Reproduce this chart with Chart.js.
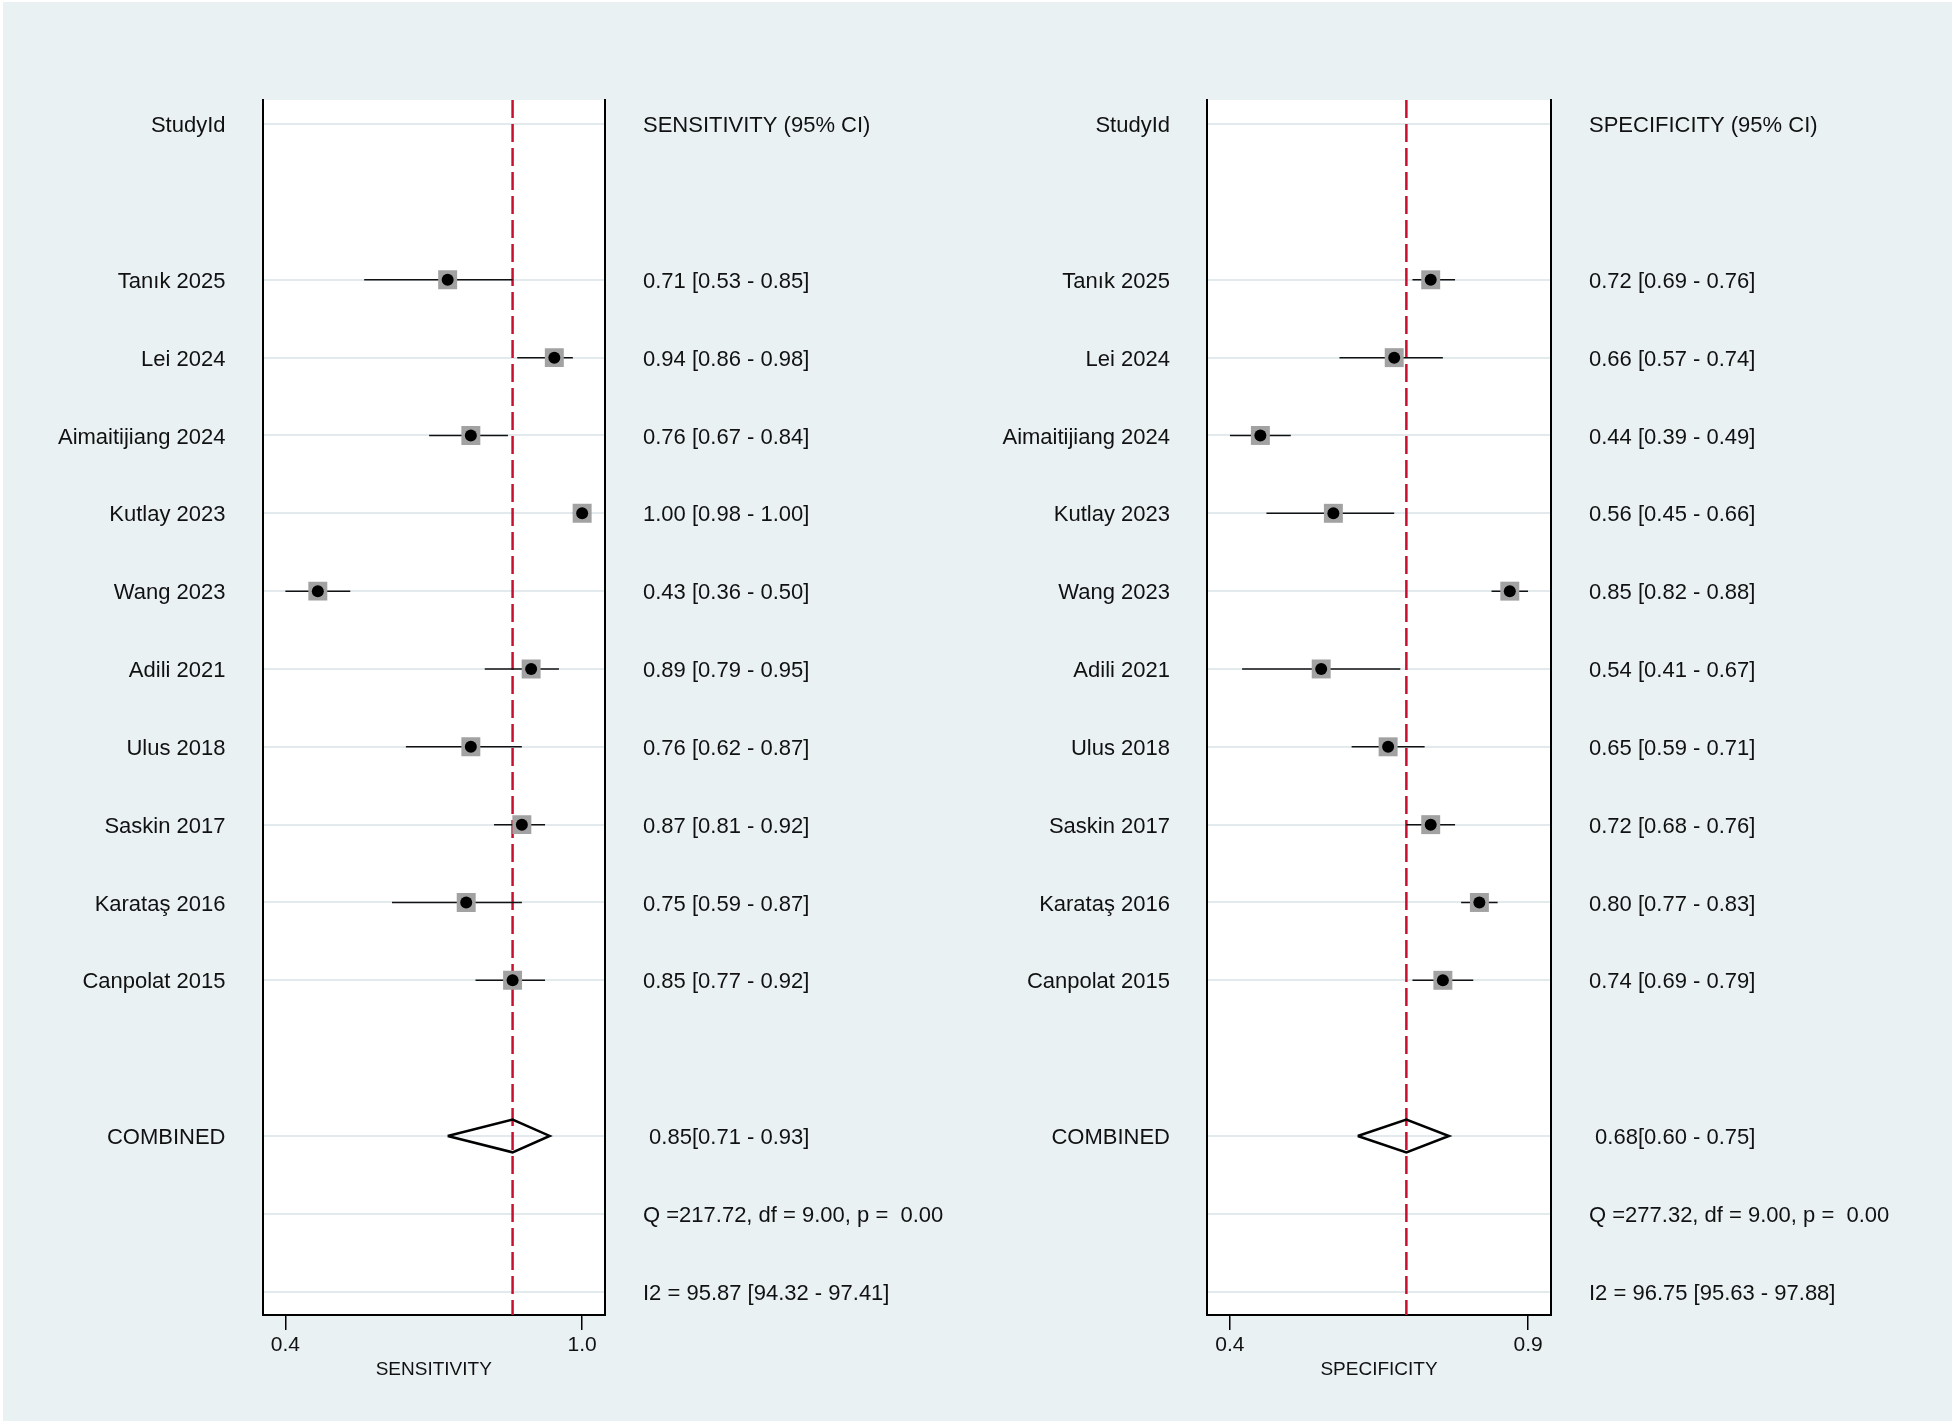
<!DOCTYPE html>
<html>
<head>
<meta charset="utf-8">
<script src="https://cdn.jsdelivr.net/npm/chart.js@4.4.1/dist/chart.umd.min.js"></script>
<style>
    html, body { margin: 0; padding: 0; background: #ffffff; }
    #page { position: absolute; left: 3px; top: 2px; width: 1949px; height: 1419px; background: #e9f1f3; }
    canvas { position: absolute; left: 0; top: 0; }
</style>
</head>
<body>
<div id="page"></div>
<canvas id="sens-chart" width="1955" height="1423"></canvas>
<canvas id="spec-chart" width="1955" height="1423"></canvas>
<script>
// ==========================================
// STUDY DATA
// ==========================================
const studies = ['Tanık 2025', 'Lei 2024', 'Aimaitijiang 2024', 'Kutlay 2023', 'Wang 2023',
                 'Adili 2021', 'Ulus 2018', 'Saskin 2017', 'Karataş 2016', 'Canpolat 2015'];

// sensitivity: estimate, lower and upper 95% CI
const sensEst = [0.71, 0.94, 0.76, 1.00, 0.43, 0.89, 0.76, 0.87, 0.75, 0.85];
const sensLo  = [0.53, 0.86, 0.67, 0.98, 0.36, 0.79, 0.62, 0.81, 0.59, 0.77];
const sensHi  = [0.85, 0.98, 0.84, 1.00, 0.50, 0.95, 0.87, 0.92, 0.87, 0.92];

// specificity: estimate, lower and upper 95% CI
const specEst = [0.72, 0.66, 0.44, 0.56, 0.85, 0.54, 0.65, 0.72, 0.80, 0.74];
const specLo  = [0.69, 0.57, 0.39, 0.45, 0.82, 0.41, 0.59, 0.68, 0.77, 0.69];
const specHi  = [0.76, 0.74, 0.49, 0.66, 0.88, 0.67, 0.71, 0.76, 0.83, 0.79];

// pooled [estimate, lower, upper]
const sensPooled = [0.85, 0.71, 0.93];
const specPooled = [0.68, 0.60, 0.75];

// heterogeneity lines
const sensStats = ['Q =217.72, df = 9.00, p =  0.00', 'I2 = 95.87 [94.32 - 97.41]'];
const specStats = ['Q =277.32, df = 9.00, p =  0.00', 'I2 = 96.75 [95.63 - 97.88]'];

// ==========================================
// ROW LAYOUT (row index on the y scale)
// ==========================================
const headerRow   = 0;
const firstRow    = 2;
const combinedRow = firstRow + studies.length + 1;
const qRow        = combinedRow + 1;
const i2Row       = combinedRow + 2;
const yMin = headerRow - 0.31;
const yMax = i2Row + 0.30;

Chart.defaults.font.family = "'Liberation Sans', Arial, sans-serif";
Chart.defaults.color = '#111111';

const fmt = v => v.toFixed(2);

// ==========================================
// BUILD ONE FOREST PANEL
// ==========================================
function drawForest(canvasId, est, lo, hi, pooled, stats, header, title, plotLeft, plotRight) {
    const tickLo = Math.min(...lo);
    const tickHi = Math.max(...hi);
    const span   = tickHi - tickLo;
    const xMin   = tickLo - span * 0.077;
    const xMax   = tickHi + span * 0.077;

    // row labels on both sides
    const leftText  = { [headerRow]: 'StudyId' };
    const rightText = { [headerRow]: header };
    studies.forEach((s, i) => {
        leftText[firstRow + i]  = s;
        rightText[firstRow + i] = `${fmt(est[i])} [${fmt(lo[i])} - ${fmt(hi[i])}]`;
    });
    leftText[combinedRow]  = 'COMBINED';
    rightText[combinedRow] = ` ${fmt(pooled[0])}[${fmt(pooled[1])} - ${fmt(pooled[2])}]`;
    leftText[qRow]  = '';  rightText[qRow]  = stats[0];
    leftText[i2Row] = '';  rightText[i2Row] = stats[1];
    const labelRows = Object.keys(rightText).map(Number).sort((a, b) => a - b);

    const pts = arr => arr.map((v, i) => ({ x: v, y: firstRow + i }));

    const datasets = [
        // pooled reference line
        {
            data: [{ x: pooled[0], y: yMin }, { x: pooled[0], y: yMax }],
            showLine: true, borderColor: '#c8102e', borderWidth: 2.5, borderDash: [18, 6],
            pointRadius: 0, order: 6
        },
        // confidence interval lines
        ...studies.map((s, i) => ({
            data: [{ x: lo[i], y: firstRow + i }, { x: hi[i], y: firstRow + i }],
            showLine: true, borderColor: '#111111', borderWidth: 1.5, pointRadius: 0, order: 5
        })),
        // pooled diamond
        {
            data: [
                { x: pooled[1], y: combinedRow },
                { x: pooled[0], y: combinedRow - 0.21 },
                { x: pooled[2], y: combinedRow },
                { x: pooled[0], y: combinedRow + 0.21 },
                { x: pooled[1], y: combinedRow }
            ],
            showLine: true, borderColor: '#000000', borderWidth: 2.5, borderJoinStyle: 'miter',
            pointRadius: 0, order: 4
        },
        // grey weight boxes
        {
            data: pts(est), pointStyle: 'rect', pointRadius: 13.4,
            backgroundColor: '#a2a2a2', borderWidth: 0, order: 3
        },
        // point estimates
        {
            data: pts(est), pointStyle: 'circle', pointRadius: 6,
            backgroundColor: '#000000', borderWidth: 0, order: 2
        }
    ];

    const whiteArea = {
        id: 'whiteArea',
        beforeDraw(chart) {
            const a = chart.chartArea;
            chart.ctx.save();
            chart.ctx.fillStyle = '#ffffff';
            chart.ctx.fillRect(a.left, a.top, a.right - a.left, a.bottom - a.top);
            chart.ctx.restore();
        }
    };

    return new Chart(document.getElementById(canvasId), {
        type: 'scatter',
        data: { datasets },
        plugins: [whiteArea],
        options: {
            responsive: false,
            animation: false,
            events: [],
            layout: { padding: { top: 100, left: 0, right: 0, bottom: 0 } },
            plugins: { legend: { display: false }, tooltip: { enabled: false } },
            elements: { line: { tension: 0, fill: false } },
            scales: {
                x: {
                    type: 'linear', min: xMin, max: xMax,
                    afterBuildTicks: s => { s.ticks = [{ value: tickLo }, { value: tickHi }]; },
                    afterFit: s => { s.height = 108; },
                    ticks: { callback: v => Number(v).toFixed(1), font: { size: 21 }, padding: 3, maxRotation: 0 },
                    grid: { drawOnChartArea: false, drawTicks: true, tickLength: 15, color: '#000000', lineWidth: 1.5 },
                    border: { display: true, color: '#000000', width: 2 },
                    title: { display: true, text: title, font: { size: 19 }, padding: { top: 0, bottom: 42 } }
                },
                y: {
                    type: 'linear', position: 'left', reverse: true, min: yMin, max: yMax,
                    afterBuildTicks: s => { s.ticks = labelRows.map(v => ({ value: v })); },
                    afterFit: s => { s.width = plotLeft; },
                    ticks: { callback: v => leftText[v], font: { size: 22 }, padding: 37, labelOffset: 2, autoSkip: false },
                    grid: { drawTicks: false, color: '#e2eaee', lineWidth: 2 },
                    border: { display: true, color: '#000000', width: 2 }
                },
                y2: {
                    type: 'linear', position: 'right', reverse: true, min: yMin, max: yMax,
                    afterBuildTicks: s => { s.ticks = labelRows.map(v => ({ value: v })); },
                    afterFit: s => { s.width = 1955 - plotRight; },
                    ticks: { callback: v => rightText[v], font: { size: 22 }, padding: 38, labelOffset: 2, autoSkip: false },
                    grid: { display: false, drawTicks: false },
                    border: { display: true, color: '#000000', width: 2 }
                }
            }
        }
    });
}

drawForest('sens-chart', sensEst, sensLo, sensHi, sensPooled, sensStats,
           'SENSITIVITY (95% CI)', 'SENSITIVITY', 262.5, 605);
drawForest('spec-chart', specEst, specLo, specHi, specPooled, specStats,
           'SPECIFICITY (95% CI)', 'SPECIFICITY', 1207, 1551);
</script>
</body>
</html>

§ **Problem description**:
Without the pictures, output the full listing exactly as it stands.

§ **Task response**:
Reproduce this chart with Chart.js.
<!DOCTYPE html>
<html>
<head>
<meta charset="utf-8">
<script src="https://cdn.jsdelivr.net/npm/chart.js@4.4.1/dist/chart.umd.min.js"></script>
<style>
    html, body { margin: 0; padding: 0; background: #ffffff; }
    #page { position: absolute; left: 3px; top: 2px; width: 1949px; height: 1419px; background: #e9f1f3; }
    canvas { position: absolute; left: 0; top: 0; }
</style>
</head>
<body>
<div id="page"></div>
<canvas id="sens-chart" width="1955" height="1423"></canvas>
<canvas id="spec-chart" width="1955" height="1423"></canvas>
<script>
// ==========================================
// STUDY DATA
// ==========================================
const studies = ['Tanık 2025', 'Lei 2024', 'Aimaitijiang 2024', 'Kutlay 2023', 'Wang 2023',
                 'Adili 2021', 'Ulus 2018', 'Saskin 2017', 'Karataş 2016', 'Canpolat 2015'];

// sensitivity: estimate, lower and upper 95% CI
const sensEst = [0.71, 0.94, 0.76, 1.00, 0.43, 0.89, 0.76, 0.87, 0.75, 0.85];
const sensLo  = [0.53, 0.86, 0.67, 0.98, 0.36, 0.79, 0.62, 0.81, 0.59, 0.77];
const sensHi  = [0.85, 0.98, 0.84, 1.00, 0.50, 0.95, 0.87, 0.92, 0.87, 0.92];

// specificity: estimate, lower and upper 95% CI
const specEst = [0.72, 0.66, 0.44, 0.56, 0.85, 0.54, 0.65, 0.72, 0.80, 0.74];
const specLo  = [0.69, 0.57, 0.39, 0.45, 0.82, 0.41, 0.59, 0.68, 0.77, 0.69];
const specHi  = [0.76, 0.74, 0.49, 0.66, 0.88, 0.67, 0.71, 0.76, 0.83, 0.79];

// pooled [estimate, lower, upper]
const sensPooled = [0.85, 0.71, 0.93];
const specPooled = [0.68, 0.60, 0.75];

// heterogeneity lines
const sensStats = ['Q =217.72, df = 9.00, p =  0.00', 'I2 = 95.87 [94.32 - 97.41]'];
const specStats = ['Q =277.32, df = 9.00, p =  0.00', 'I2 = 96.75 [95.63 - 97.88]'];

// ==========================================
// ROW LAYOUT (row index on the y scale)
// ==========================================
const headerRow   = 0;
const firstRow    = 2;
const combinedRow = firstRow + studies.length + 1;
const qRow        = combinedRow + 1;
const i2Row       = combinedRow + 2;
const yMin = headerRow - 0.31;
const yMax = i2Row + 0.30;

Chart.defaults.font.family = "'Liberation Sans', Arial, sans-serif";
Chart.defaults.color = '#111111';

const fmt = v => v.toFixed(2);

// ==========================================
// BUILD ONE FOREST PANEL
// ==========================================
function drawForest(canvasId, est, lo, hi, pooled, stats, header, title, plotLeft, plotRight) {
    const tickLo = Math.min(...lo);
    const tickHi = Math.max(...hi);
    const span   = tickHi - tickLo;
    const xMin   = tickLo - span * 0.077;
    const xMax   = tickHi + span * 0.077;

    // row labels on both sides
    const leftText  = { [headerRow]: 'StudyId' };
    const rightText = { [headerRow]: header };
    studies.forEach((s, i) => {
        leftText[firstRow + i]  = s;
        rightText[firstRow + i] = `${fmt(est[i])} [${fmt(lo[i])} - ${fmt(hi[i])}]`;
    });
    leftText[combinedRow]  = 'COMBINED';
    rightText[combinedRow] = ` ${fmt(pooled[0])}[${fmt(pooled[1])} - ${fmt(pooled[2])}]`;
    leftText[qRow]  = '';  rightText[qRow]  = stats[0];
    leftText[i2Row] = '';  rightText[i2Row] = stats[1];
    const labelRows = Object.keys(rightText).map(Number).sort((a, b) => a - b);

    const pts = arr => arr.map((v, i) => ({ x: v, y: firstRow + i }));

    const datasets = [
        // pooled reference line
        {
            data: [{ x: pooled[0], y: yMin }, { x: pooled[0], y: yMax }],
            showLine: true, borderColor: '#c8102e', borderWidth: 2.5, borderDash: [18, 6],
            pointRadius: 0, order: 6
        },
        // confidence interval lines
        ...studies.map((s, i) => ({
            data: [{ x: lo[i], y: firstRow + i }, { x: hi[i], y: firstRow + i }],
            showLine: true, borderColor: '#111111', borderWidth: 1.5, pointRadius: 0, order: 5
        })),
        // pooled diamond
        {
            data: [
                { x: pooled[1], y: combinedRow },
                { x: pooled[0], y: combinedRow - 0.21 },
                { x: pooled[2], y: combinedRow },
                { x: pooled[0], y: combinedRow + 0.21 },
                { x: pooled[1], y: combinedRow }
            ],
            showLine: true, borderColor: '#000000', borderWidth: 2.5, borderJoinStyle: 'miter',
            pointRadius: 0, order: 4
        },
        // grey weight boxes
        {
            data: pts(est), pointStyle: 'rect', pointRadius: 13.4,
            backgroundColor: '#a2a2a2', borderWidth: 0, order: 3
        },
        // point estimates
        {
            data: pts(est), pointStyle: 'circle', pointRadius: 6,
            backgroundColor: '#000000', borderWidth: 0, order: 2
        }
    ];

    const whiteArea = {
        id: 'whiteArea',
        beforeDraw(chart) {
            const a = chart.chartArea;
            chart.ctx.save();
            chart.ctx.fillStyle = '#ffffff';
            chart.ctx.fillRect(a.left, a.top, a.right - a.left, a.bottom - a.top);
            chart.ctx.restore();
        }
    };

    return new Chart(document.getElementById(canvasId), {
        type: 'scatter',
        data: { datasets },
        plugins: [whiteArea],
        options: {
            responsive: false,
            animation: false,
            events: [],
            layout: { padding: { top: 100, left: 0, right: 0, bottom: 0 } },
            plugins: { legend: { display: false }, tooltip: { enabled: false } },
            elements: { line: { tension: 0, fill: false } },
            scales: {
                x: {
                    type: 'linear', min: xMin, max: xMax,
                    afterBuildTicks: s => { s.ticks = [{ value: tickLo }, { value: tickHi }]; },
                    afterFit: s => { s.height = 108; },
                    ticks: { callback: v => Number(v).toFixed(1), font: { size: 21 }, padding: 3, maxRotation: 0 },
                    grid: { drawOnChartArea: false, drawTicks: true, tickLength: 15, color: '#000000', lineWidth: 1.5 },
                    border: { display: true, color: '#000000', width: 2 },
                    title: { display: true, text: title, font: { size: 19 }, padding: { top: 0, bottom: 42 } }
                },
                y: {
                    type: 'linear', position: 'left', reverse: true, min: yMin, max: yMax,
                    afterBuildTicks: s => { s.ticks = labelRows.map(v => ({ value: v })); },
                    afterFit: s => { s.width = plotLeft; },
                    ticks: { callback: v => leftText[v], font: { size: 22 }, padding: 37, labelOffset: 2, autoSkip: false },
                    grid: { drawTicks: false, color: '#e2eaee', lineWidth: 2 },
                    border: { display: true, color: '#000000', width: 2 }
                },
                y2: {
                    type: 'linear', position: 'right', reverse: true, min: yMin, max: yMax,
                    afterBuildTicks: s => { s.ticks = labelRows.map(v => ({ value: v })); },
                    afterFit: s => { s.width = 1955 - plotRight; },
                    ticks: { callback: v => rightText[v], font: { size: 22 }, padding: 38, labelOffset: 2, autoSkip: false },
                    grid: { display: false, drawTicks: false },
                    border: { display: true, color: '#000000', width: 2 }
                }
            }
        }
    });
}

drawForest('sens-chart', sensEst, sensLo, sensHi, sensPooled, sensStats,
           'SENSITIVITY (95% CI)', 'SENSITIVITY', 262.5, 605);
drawForest('spec-chart', specEst, specLo, specHi, specPooled, specStats,
           'SPECIFICITY (95% CI)', 'SPECIFICITY', 1207, 1551);
</script>
</body>
</html>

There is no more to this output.